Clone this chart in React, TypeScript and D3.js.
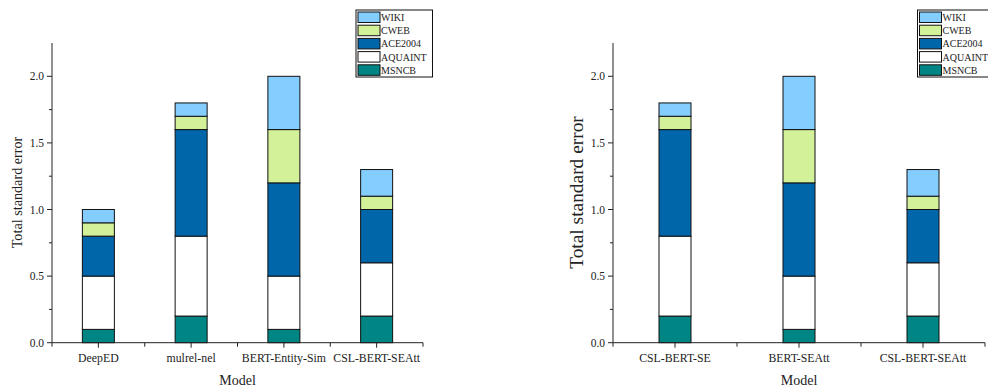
import React from 'react';
import * as d3 from 'd3';

const seriesNames = ['MSNCB', 'AQUAINT', 'ACE2004', 'CWEB', 'WIKI'];
const seriesColors = ['#008585', '#ffffff', '#0066aa', '#d3f199', '#84cdff'];

const leftModels = ['DeepED', 'mulrel-nel', 'BERT-Entity-Sim', 'CSL-BERT-SEAtt'];
const leftMSNCB = [0.1, 0.2, 0.1, 0.2];
const leftAQUAINT = [0.4, 0.6, 0.4, 0.4];
const leftACE2004 = [0.3, 0.8, 0.7, 0.4];
const leftCWEB = [0.1, 0.1, 0.4, 0.1];
const leftWIKI = [0.1, 0.1, 0.4, 0.2];

const rightModels = ['CSL-BERT-SE', 'BERT-SEAtt', 'CSL-BERT-SEAtt'];
const rightMSNCB = [0.2, 0.1, 0.2];
const rightAQUAINT = [0.6, 0.4, 0.4];
const rightACE2004 = [0.8, 0.7, 0.4];
const rightCWEB = [0.1, 0.4, 0.1];
const rightWIKI = [0.1, 0.4, 0.2];

const yMajor = [0, 0.5, 1.0, 1.5, 2.0];
const yMinor = [0.25, 0.75, 1.25, 1.75];

const FONT = '"Liberation Serif", "Times New Roman", serif';

type PanelProps = {
  x0: number;
  x1: number;
  models: string[];
  values: number[][];
  titleSize: number;
  titleX: number;
  legendX: number;
};

const Panel = ({ x0, x1, models, values, titleSize, titleX, legendX }: PanelProps) => {
  const yTop = 43;
  const yBottom = 342.7;
  const y = d3.scaleLinear().domain([0, 2.25]).range([yBottom, yTop]);
  const x = d3.scaleBand().domain(models).range([x0, x1]);
  const barW = 32;

  const table = models.map((m, i) => {
    const row: any = { model: m };
    seriesNames.forEach((s, k) => (row[s] = values[k][i]));
    return row;
  });
  const stacked = d3.stack().keys(seriesNames)(table);

  const bounds = models.map((m) => x(m)!).concat([x1]);

  return (
    <g fontFamily={FONT}>
      {/* bars */}
      {stacked.map((layer, k) => (
        <g key={layer.key}>
          {layer.map((d, i) => {
            const cx = x(models[i])! + x.bandwidth() / 2;
            return (
              <rect
                key={i}
                x={cx - barW / 2}
                y={y(d[1])}
                width={barW}
                height={y(d[0]) - y(d[1])}
                fill={seriesColors[k]}
                stroke="#111"
                strokeWidth={1}
              />
            );
          })}
        </g>
      ))}

      {/* y axis */}
      <line x1={x0} x2={x0} y1={yTop} y2={yBottom} stroke="#222" strokeWidth={1} />
      {yMajor.map((v) => (
        <g key={v}>
          <line x1={x0 - 5} x2={x0} y1={y(v)} y2={y(v)} stroke="#222" />
          <text x={x0 - 8} y={y(v)} dy="0.35em" fontSize={11.5} textAnchor="end" fill="#222">
            {d3.format('.1f')(v)}
          </text>
        </g>
      ))}
      {yMinor.map((v) => (
        <line key={v} x1={x0 - 3} x2={x0} y1={y(v)} y2={y(v)} stroke="#222" />
      ))}

      {/* x axis */}
      <line x1={x0} x2={x1} y1={yBottom} y2={yBottom} stroke="#222" strokeWidth={1} />
      {bounds.map((b, i) => (
        <line key={'b' + i} x1={b} x2={b} y1={yBottom} y2={yBottom + 4} stroke="#222" />
      ))}
      {models.map((m) => {
        const cx = x(m)! + x.bandwidth() / 2;
        return (
          <g key={m}>
            <line x1={cx} x2={cx} y1={yBottom} y2={yBottom + 5} stroke="#222" />
            <text x={cx} y={358} dy="0.35em" fontSize={11.8} textAnchor="middle" fill="#222">
              {m}
            </text>
          </g>
        );
      })}

      <text x={(x0 + x1) / 2} y={380} dy="0.35em" fontSize={14} textAnchor="middle" fill="#222">
        Model
      </text>
      <text
        transform={`translate(${titleX},${192.5}) rotate(-90)`}
        fontSize={titleSize}
        textAnchor="middle"
        dy="0.35em"
        fill="#222"
      >
        Total standard error
      </text>

      {/* legend */}
      <rect x={legendX} y={10} width={76.5} height={67} fill="#fff" stroke="#111" strokeWidth={1} />
      {seriesNames
        .slice()
        .reverse()
        .map((s, i) => {
          const k = seriesNames.length - 1 - i;
          const ry = 12 + i * 13.2;
          return (
            <g key={s}>
              <rect x={legendX + 2} y={ry} width={22} height={10.5} fill={seriesColors[k]} stroke="#111" />
              <text x={legendX + 25} y={ry + 5.5} dy="0.35em" fontSize={10} fill="#222">
                {s}
              </text>
            </g>
          );
        })}
    </g>
  );
};

export default function App() {
  return (
    <svg
      width={988}
      height={388}
      style={{ position: 'absolute', left: 0, top: 0, background: '#fff' }}
    >
      <Panel
        x0={52}
        x1={423}
        models={leftModels}
        values={[leftMSNCB, leftAQUAINT, leftACE2004, leftCWEB, leftWIKI]}
        titleSize={14.2}
        titleX={17.5}
        legendX={356}
      />
      <Panel
        x0={613}
        x1={985}
        models={rightModels}
        values={[rightMSNCB, rightAQUAINT, rightACE2004, rightCWEB, rightWIKI]}
        titleSize={19.4}
        titleX={576}
        legendX={917.5}
      />
    </svg>
  );
}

++++

Given request.
Repeat the data in full and exactly. Omit pictures.

Exercise result.
Clone this chart in React, TypeScript and D3.js.
import React from 'react';
import * as d3 from 'd3';

const seriesNames = ['MSNCB', 'AQUAINT', 'ACE2004', 'CWEB', 'WIKI'];
const seriesColors = ['#008585', '#ffffff', '#0066aa', '#d3f199', '#84cdff'];

const leftModels = ['DeepED', 'mulrel-nel', 'BERT-Entity-Sim', 'CSL-BERT-SEAtt'];
const leftMSNCB = [0.1, 0.2, 0.1, 0.2];
const leftAQUAINT = [0.4, 0.6, 0.4, 0.4];
const leftACE2004 = [0.3, 0.8, 0.7, 0.4];
const leftCWEB = [0.1, 0.1, 0.4, 0.1];
const leftWIKI = [0.1, 0.1, 0.4, 0.2];

const rightModels = ['CSL-BERT-SE', 'BERT-SEAtt', 'CSL-BERT-SEAtt'];
const rightMSNCB = [0.2, 0.1, 0.2];
const rightAQUAINT = [0.6, 0.4, 0.4];
const rightACE2004 = [0.8, 0.7, 0.4];
const rightCWEB = [0.1, 0.4, 0.1];
const rightWIKI = [0.1, 0.4, 0.2];

const yMajor = [0, 0.5, 1.0, 1.5, 2.0];
const yMinor = [0.25, 0.75, 1.25, 1.75];

const FONT = '"Liberation Serif", "Times New Roman", serif';

type PanelProps = {
  x0: number;
  x1: number;
  models: string[];
  values: number[][];
  titleSize: number;
  titleX: number;
  legendX: number;
};

const Panel = ({ x0, x1, models, values, titleSize, titleX, legendX }: PanelProps) => {
  const yTop = 43;
  const yBottom = 342.7;
  const y = d3.scaleLinear().domain([0, 2.25]).range([yBottom, yTop]);
  const x = d3.scaleBand().domain(models).range([x0, x1]);
  const barW = 32;

  const table = models.map((m, i) => {
    const row: any = { model: m };
    seriesNames.forEach((s, k) => (row[s] = values[k][i]));
    return row;
  });
  const stacked = d3.stack().keys(seriesNames)(table);

  const bounds = models.map((m) => x(m)!).concat([x1]);

  return (
    <g fontFamily={FONT}>
      {/* bars */}
      {stacked.map((layer, k) => (
        <g key={layer.key}>
          {layer.map((d, i) => {
            const cx = x(models[i])! + x.bandwidth() / 2;
            return (
              <rect
                key={i}
                x={cx - barW / 2}
                y={y(d[1])}
                width={barW}
                height={y(d[0]) - y(d[1])}
                fill={seriesColors[k]}
                stroke="#111"
                strokeWidth={1}
              />
            );
          })}
        </g>
      ))}

      {/* y axis */}
      <line x1={x0} x2={x0} y1={yTop} y2={yBottom} stroke="#222" strokeWidth={1} />
      {yMajor.map((v) => (
        <g key={v}>
          <line x1={x0 - 5} x2={x0} y1={y(v)} y2={y(v)} stroke="#222" />
          <text x={x0 - 8} y={y(v)} dy="0.35em" fontSize={11.5} textAnchor="end" fill="#222">
            {d3.format('.1f')(v)}
          </text>
        </g>
      ))}
      {yMinor.map((v) => (
        <line key={v} x1={x0 - 3} x2={x0} y1={y(v)} y2={y(v)} stroke="#222" />
      ))}

      {/* x axis */}
      <line x1={x0} x2={x1} y1={yBottom} y2={yBottom} stroke="#222" strokeWidth={1} />
      {bounds.map((b, i) => (
        <line key={'b' + i} x1={b} x2={b} y1={yBottom} y2={yBottom + 4} stroke="#222" />
      ))}
      {models.map((m) => {
        const cx = x(m)! + x.bandwidth() / 2;
        return (
          <g key={m}>
            <line x1={cx} x2={cx} y1={yBottom} y2={yBottom + 5} stroke="#222" />
            <text x={cx} y={358} dy="0.35em" fontSize={11.8} textAnchor="middle" fill="#222">
              {m}
            </text>
          </g>
        );
      })}

      <text x={(x0 + x1) / 2} y={380} dy="0.35em" fontSize={14} textAnchor="middle" fill="#222">
        Model
      </text>
      <text
        transform={`translate(${titleX},${192.5}) rotate(-90)`}
        fontSize={titleSize}
        textAnchor="middle"
        dy="0.35em"
        fill="#222"
      >
        Total standard error
      </text>

      {/* legend */}
      <rect x={legendX} y={10} width={76.5} height={67} fill="#fff" stroke="#111" strokeWidth={1} />
      {seriesNames
        .slice()
        .reverse()
        .map((s, i) => {
          const k = seriesNames.length - 1 - i;
          const ry = 12 + i * 13.2;
          return (
            <g key={s}>
              <rect x={legendX + 2} y={ry} width={22} height={10.5} fill={seriesColors[k]} stroke="#111" />
              <text x={legendX + 25} y={ry + 5.5} dy="0.35em" fontSize={10} fill="#222">
                {s}
              </text>
            </g>
          );
        })}
    </g>
  );
};

export default function App() {
  return (
    <svg
      width={988}
      height={388}
      style={{ position: 'absolute', left: 0, top: 0, background: '#fff' }}
    >
      <Panel
        x0={52}
        x1={423}
        models={leftModels}
        values={[leftMSNCB, leftAQUAINT, leftACE2004, leftCWEB, leftWIKI]}
        titleSize={14.2}
        titleX={17.5}
        legendX={356}
      />
      <Panel
        x0={613}
        x1={985}
        models={rightModels}
        values={[rightMSNCB, rightAQUAINT, rightACE2004, rightCWEB, rightWIKI]}
        titleSize={19.4}
        titleX={576}
        legendX={917.5}
      />
    </svg>
  );
}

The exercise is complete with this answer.